Watch Out... This Food Can Spontaneously Combust!
You think you know something and then you come across an article and your whole world is turned upside down!
Turns out, there's a lot of things you and I probably don't know about pistachios. For starters, the tiny, green, nutty snack is actually not a nut at all! Pistachios are technically drupes - as explained by The Guardian's blog post, a type of fruit in which the seed, or pit, is surrounded by a fleshy exterior, such as peaches, cherries, and mangoes. So, when you eat a pistachio, you're really eating the seed instead of the hardened outermost layer.
Another fact you may not know about pistachios: In some parts of the world pistachios are considered capable of heating the body and are consumed in the winter as a way to stay warm during the cold months.
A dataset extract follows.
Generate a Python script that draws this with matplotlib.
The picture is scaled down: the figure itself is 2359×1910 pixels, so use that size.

Some research from the Asia Pacific Journal of Clinical Nutrition suggests that this nutrition packed snack does cause the body to spend more energy therefore raising its own temperature.
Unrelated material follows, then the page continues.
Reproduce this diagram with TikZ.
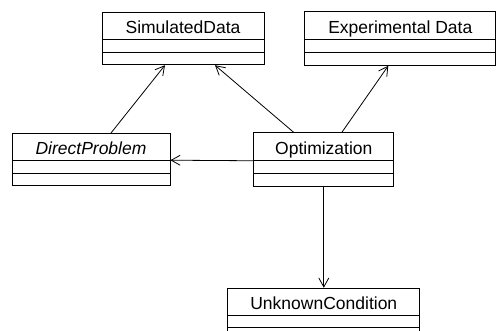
\documentclass[tikz,border=0pt]{standalone}
\usepackage{fontspec}
\setmainfont{Liberation Sans}
\usetikzlibrary{positioning,shapes.multipart,arrows.meta}

\tikzset{
  cls/.style={rectangle split, rectangle split parts=3, draw,
    inner xsep=3pt, inner ysep=2.5pt,
    rectangle split empty part height=7pt, rectangle split empty part depth=0pt,
    font=\fontsize{17.5}{21}\selectfont,
    execute at begin node={\rule[-2.5pt]{0pt}{21pt}}},
}

\begin{document}
\begin{tikzpicture}[anchor=north, line width=0.8pt, >={Straight Barb[length=9pt,width=10pt]}]
\useasboundingbox (0,0) rectangle (496pt,-331pt);
\node[cls, minimum width=162pt] (sim) at (183pt,-12pt) {SimulatedData};
\node[cls, minimum width=191pt, right=40pt of sim] (exp) {Experimental Data};
\node[cls, minimum width=158pt] (dp) at (91pt,-133pt) {\textit{DirectProblem}};
\node[cls, minimum width=140pt, right=83pt of dp] (opt) {Optimization};
\node[cls, minimum width=192pt, below=101pt of opt] (unk) {UnknownCondition};
\draw[->] ([xshift=20pt]dp.north) -- ([xshift=-18pt]sim.south);
\draw[->] ([xshift=-30pt]opt.north) -- ([xshift=32pt]sim.south);
\draw[->] ([xshift=18pt]opt.north) -- ([xshift=-12pt]exp.south);
\draw[->] (opt.one split west) -- (dp.one split east);
\draw[->] (opt.south) -- (unk.north);
\end{tikzpicture}
\end{document}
The most bizarre thing you may not know about pistachios is that they can spontaneously combust!
While pistachios' high fat and protein content is what makes them a good snack in freezing temperatures, it's also what can make them flammable and under the right conditions, what can cause a barrel of them during transport to combust.
Pistachios have the tendency to generate heat on its own if packed in large quantities due to its high level of fat, 45% to 55%, and low water content. The fats in pistachios can break down through reactions with the air as the nut decomposes. Absorbing too much water from the environment can cause a pistachio's fatty acids to be broken down by moisture activated enzymes, a process known as enzymatic fat cleavage. As the fat decomposes, the chemical reaction produces carbon dioxide and, if repeated over and over, can generate quite a bit of heat.
This is how a large container of pistachios sitting in a dark, humid room can spontaneously combust and why it's crucial for them to be transported under the right conditions, low temperatures and a dry atmosphere!